▸ **Dataset content**:
==========
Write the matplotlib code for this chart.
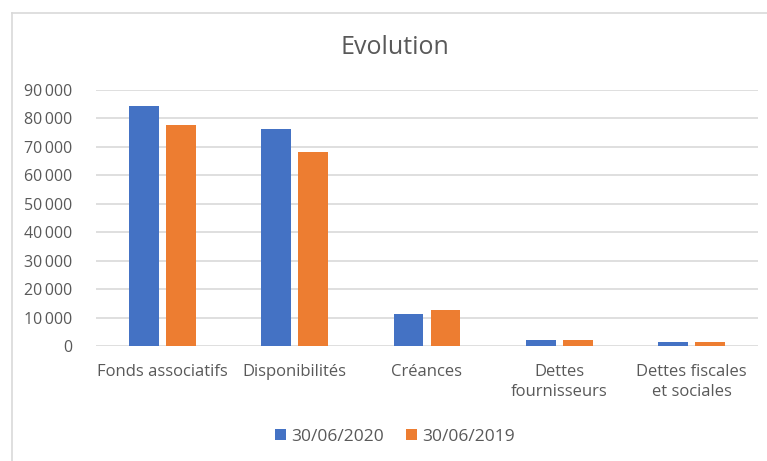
==========
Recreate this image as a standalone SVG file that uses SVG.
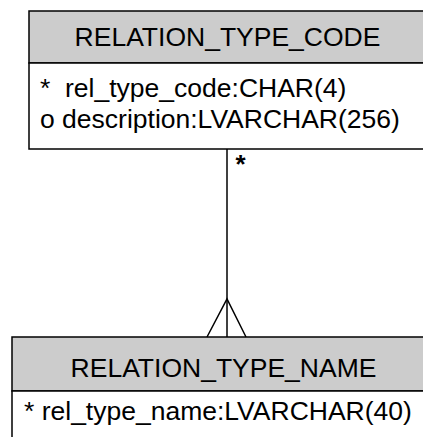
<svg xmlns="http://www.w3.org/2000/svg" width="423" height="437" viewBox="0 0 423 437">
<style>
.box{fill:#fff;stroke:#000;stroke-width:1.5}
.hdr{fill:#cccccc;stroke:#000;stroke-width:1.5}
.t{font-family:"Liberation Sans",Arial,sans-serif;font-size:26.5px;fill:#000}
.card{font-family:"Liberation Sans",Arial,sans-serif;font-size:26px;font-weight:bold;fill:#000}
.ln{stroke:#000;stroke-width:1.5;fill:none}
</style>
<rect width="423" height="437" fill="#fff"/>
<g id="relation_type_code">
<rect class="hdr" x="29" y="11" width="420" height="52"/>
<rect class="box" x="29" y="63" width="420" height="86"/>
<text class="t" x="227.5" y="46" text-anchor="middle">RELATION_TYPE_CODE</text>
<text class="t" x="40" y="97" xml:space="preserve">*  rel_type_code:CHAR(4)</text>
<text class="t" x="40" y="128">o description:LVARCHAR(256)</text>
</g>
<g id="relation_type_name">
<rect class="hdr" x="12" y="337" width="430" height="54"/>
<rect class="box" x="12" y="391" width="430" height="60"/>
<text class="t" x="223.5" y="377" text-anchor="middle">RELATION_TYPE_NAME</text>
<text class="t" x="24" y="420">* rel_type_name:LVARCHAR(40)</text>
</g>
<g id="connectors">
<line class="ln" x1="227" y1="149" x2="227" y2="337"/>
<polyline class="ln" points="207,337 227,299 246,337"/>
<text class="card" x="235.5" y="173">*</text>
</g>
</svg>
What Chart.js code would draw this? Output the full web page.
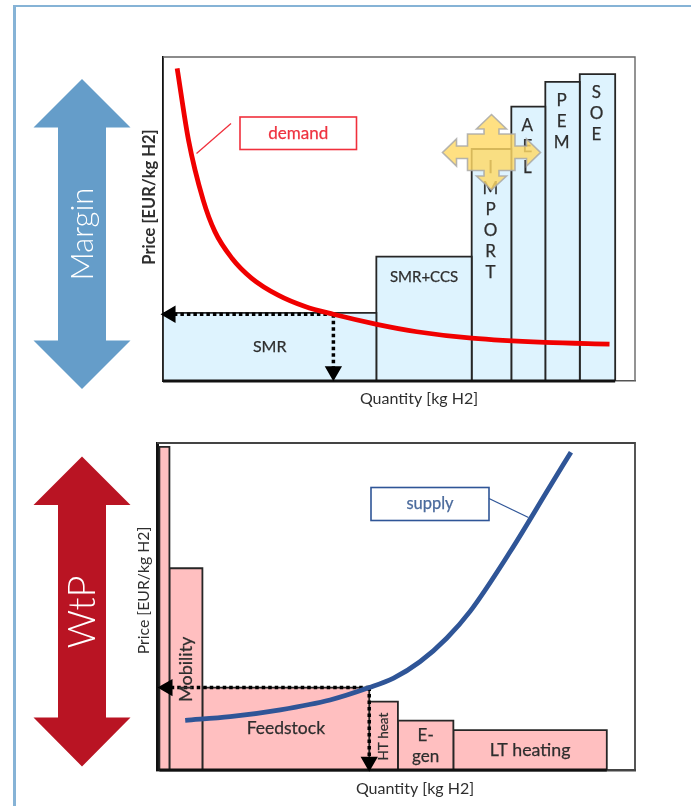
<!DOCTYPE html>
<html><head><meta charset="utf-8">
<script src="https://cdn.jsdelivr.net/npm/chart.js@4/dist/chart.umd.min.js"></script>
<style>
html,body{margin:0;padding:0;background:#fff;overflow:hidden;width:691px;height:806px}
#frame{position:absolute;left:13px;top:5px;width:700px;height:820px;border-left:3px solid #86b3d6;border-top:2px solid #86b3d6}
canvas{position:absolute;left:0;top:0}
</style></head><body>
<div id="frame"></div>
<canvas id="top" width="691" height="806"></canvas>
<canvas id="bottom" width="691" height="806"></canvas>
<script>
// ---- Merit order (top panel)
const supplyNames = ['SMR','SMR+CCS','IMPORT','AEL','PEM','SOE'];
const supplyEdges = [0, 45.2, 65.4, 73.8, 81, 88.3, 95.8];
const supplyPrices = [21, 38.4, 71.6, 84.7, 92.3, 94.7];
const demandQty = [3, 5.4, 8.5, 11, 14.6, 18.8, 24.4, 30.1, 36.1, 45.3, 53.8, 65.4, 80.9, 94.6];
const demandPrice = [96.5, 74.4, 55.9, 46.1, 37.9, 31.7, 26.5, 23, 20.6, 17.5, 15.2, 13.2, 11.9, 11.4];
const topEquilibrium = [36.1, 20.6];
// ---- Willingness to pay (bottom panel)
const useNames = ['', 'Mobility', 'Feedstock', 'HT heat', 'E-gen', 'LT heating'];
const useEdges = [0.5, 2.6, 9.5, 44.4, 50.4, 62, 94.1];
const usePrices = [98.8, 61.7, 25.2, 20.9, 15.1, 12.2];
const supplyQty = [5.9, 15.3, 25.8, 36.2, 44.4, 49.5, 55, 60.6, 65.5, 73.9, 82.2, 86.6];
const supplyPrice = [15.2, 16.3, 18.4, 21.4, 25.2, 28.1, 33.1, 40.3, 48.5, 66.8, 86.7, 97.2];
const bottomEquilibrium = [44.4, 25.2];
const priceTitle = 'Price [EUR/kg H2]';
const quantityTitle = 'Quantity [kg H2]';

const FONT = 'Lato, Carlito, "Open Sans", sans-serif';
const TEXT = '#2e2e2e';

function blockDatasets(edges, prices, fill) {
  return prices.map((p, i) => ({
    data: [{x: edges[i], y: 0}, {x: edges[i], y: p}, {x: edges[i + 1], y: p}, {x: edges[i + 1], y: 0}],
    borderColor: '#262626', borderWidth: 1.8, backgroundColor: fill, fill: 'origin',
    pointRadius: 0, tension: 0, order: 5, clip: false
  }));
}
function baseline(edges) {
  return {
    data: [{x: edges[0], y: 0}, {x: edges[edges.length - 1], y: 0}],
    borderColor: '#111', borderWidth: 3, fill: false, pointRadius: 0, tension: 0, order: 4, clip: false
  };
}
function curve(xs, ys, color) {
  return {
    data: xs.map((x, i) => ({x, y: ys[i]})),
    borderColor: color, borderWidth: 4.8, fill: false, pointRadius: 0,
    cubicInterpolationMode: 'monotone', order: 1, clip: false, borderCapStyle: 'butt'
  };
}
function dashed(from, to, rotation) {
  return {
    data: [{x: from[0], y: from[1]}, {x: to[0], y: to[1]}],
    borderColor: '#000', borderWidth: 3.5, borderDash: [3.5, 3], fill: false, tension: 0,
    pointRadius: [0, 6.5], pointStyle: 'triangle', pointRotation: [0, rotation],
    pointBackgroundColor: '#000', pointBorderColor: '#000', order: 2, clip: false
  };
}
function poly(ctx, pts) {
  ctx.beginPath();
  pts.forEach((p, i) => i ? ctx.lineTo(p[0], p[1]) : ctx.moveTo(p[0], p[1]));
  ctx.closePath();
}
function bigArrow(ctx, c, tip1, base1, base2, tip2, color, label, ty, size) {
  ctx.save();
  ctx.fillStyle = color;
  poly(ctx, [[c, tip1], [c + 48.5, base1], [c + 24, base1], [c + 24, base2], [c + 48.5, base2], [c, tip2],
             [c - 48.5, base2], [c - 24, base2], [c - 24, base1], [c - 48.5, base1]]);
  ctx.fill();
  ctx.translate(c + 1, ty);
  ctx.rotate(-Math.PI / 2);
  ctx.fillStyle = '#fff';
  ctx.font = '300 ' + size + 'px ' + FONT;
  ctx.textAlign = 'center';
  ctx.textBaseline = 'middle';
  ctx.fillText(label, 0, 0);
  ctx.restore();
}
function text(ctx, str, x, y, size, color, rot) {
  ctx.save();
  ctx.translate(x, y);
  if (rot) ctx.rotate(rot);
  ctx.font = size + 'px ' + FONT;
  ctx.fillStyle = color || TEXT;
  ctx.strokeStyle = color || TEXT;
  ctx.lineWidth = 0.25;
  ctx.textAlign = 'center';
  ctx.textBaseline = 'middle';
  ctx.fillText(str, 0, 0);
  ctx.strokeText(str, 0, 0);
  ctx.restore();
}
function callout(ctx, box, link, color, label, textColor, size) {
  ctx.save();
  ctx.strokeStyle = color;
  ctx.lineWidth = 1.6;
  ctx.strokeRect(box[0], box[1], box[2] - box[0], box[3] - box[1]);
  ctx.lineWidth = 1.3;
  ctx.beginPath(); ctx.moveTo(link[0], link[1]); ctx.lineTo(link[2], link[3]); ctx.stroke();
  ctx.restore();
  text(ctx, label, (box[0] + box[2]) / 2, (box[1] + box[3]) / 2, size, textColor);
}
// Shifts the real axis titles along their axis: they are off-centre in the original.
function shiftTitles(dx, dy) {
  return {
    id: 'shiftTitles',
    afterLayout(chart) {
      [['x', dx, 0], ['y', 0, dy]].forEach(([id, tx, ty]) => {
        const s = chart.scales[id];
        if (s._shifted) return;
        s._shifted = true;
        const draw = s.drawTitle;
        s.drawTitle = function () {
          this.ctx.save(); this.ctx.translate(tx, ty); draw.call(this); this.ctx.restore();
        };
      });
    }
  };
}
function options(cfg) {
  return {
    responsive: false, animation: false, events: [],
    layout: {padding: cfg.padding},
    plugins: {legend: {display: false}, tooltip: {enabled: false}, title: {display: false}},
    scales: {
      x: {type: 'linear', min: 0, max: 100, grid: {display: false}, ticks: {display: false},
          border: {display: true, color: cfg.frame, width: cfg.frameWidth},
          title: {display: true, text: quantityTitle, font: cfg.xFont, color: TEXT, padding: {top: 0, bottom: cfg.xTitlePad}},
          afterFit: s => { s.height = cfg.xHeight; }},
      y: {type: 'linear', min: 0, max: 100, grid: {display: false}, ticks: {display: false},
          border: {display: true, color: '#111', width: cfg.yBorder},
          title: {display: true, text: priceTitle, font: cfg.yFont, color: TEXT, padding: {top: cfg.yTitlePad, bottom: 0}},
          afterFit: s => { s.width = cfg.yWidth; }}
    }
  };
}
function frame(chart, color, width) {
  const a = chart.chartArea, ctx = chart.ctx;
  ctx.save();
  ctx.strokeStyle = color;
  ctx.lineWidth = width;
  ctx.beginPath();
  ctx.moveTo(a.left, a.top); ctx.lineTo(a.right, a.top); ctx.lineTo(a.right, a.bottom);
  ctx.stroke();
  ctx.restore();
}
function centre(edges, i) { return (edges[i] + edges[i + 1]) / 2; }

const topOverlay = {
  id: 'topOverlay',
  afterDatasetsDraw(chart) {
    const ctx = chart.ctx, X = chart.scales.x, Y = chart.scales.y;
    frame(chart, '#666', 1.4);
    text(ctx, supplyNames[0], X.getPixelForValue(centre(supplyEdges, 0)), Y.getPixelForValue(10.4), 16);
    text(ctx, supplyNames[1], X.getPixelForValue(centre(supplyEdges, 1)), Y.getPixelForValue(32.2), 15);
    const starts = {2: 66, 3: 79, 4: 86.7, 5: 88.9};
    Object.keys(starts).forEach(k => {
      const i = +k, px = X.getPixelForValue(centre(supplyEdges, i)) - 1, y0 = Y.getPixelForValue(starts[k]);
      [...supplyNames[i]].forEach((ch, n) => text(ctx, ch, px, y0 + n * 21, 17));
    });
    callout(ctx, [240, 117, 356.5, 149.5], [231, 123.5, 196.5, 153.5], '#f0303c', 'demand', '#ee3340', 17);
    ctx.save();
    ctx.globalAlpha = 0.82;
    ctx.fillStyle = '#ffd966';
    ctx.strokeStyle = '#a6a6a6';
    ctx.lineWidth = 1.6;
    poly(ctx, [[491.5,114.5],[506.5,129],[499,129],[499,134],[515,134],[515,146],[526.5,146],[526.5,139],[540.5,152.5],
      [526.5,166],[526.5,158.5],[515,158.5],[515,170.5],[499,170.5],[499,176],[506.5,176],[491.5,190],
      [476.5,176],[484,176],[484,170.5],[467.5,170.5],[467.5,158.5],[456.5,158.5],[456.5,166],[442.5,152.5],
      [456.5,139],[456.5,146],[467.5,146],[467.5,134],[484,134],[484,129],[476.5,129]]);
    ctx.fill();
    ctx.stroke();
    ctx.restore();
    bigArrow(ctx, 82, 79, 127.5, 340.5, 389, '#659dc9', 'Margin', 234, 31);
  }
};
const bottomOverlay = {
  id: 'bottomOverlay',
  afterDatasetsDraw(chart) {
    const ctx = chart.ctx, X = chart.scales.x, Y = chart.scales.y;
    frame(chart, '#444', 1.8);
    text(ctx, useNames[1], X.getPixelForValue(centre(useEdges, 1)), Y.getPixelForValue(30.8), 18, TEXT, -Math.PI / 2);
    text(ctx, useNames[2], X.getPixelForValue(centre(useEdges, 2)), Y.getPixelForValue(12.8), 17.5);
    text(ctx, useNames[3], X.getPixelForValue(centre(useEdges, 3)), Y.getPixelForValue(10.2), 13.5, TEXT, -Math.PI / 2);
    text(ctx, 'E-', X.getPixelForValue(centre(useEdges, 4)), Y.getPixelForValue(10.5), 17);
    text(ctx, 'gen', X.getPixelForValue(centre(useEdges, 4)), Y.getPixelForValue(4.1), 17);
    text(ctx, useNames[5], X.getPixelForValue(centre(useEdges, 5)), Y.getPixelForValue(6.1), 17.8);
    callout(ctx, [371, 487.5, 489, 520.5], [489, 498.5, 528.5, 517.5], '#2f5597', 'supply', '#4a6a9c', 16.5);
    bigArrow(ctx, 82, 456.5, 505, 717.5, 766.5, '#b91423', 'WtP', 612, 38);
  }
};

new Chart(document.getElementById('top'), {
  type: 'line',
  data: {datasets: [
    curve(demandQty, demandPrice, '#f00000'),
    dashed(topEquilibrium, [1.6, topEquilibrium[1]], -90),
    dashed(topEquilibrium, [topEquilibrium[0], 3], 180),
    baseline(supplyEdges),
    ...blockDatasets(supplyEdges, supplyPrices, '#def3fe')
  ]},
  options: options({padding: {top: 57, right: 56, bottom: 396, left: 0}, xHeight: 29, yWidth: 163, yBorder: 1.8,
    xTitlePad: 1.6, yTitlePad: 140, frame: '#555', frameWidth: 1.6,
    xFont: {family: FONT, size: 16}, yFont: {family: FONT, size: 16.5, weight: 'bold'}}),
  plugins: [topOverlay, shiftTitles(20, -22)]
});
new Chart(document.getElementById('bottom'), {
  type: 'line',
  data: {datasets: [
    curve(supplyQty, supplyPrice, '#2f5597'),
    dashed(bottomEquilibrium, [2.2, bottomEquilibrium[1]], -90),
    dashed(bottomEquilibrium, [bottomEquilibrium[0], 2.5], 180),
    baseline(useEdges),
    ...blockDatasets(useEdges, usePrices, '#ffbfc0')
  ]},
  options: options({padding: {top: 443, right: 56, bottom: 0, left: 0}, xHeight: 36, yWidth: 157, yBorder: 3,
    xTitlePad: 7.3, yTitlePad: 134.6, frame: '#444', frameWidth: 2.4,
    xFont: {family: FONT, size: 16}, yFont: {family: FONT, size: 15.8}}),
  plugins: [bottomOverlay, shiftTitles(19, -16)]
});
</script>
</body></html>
==========
Repeat the lines between those holding "What Chart.js code" and "const quantityTitle = 'Quantity [kg H2]';", inclusive. Pictures stay out.

▸ **Task result**:
What Chart.js code would draw this? Output the full web page.
<!DOCTYPE html>
<html><head><meta charset="utf-8">
<script src="https://cdn.jsdelivr.net/npm/chart.js@4/dist/chart.umd.min.js"></script>
<style>
html,body{margin:0;padding:0;background:#fff;overflow:hidden;width:691px;height:806px}
#frame{position:absolute;left:13px;top:5px;width:700px;height:820px;border-left:3px solid #86b3d6;border-top:2px solid #86b3d6}
canvas{position:absolute;left:0;top:0}
</style></head><body>
<div id="frame"></div>
<canvas id="top" width="691" height="806"></canvas>
<canvas id="bottom" width="691" height="806"></canvas>
<script>
// ---- Merit order (top panel)
const supplyNames = ['SMR','SMR+CCS','IMPORT','AEL','PEM','SOE'];
const supplyEdges = [0, 45.2, 65.4, 73.8, 81, 88.3, 95.8];
const supplyPrices = [21, 38.4, 71.6, 84.7, 92.3, 94.7];
const demandQty = [3, 5.4, 8.5, 11, 14.6, 18.8, 24.4, 30.1, 36.1, 45.3, 53.8, 65.4, 80.9, 94.6];
const demandPrice = [96.5, 74.4, 55.9, 46.1, 37.9, 31.7, 26.5, 23, 20.6, 17.5, 15.2, 13.2, 11.9, 11.4];
const topEquilibrium = [36.1, 20.6];
// ---- Willingness to pay (bottom panel)
const useNames = ['', 'Mobility', 'Feedstock', 'HT heat', 'E-gen', 'LT heating'];
const useEdges = [0.5, 2.6, 9.5, 44.4, 50.4, 62, 94.1];
const usePrices = [98.8, 61.7, 25.2, 20.9, 15.1, 12.2];
const supplyQty = [5.9, 15.3, 25.8, 36.2, 44.4, 49.5, 55, 60.6, 65.5, 73.9, 82.2, 86.6];
const supplyPrice = [15.2, 16.3, 18.4, 21.4, 25.2, 28.1, 33.1, 40.3, 48.5, 66.8, 86.7, 97.2];
const bottomEquilibrium = [44.4, 25.2];
const priceTitle = 'Price [EUR/kg H2]';
const quantityTitle = 'Quantity [kg H2]';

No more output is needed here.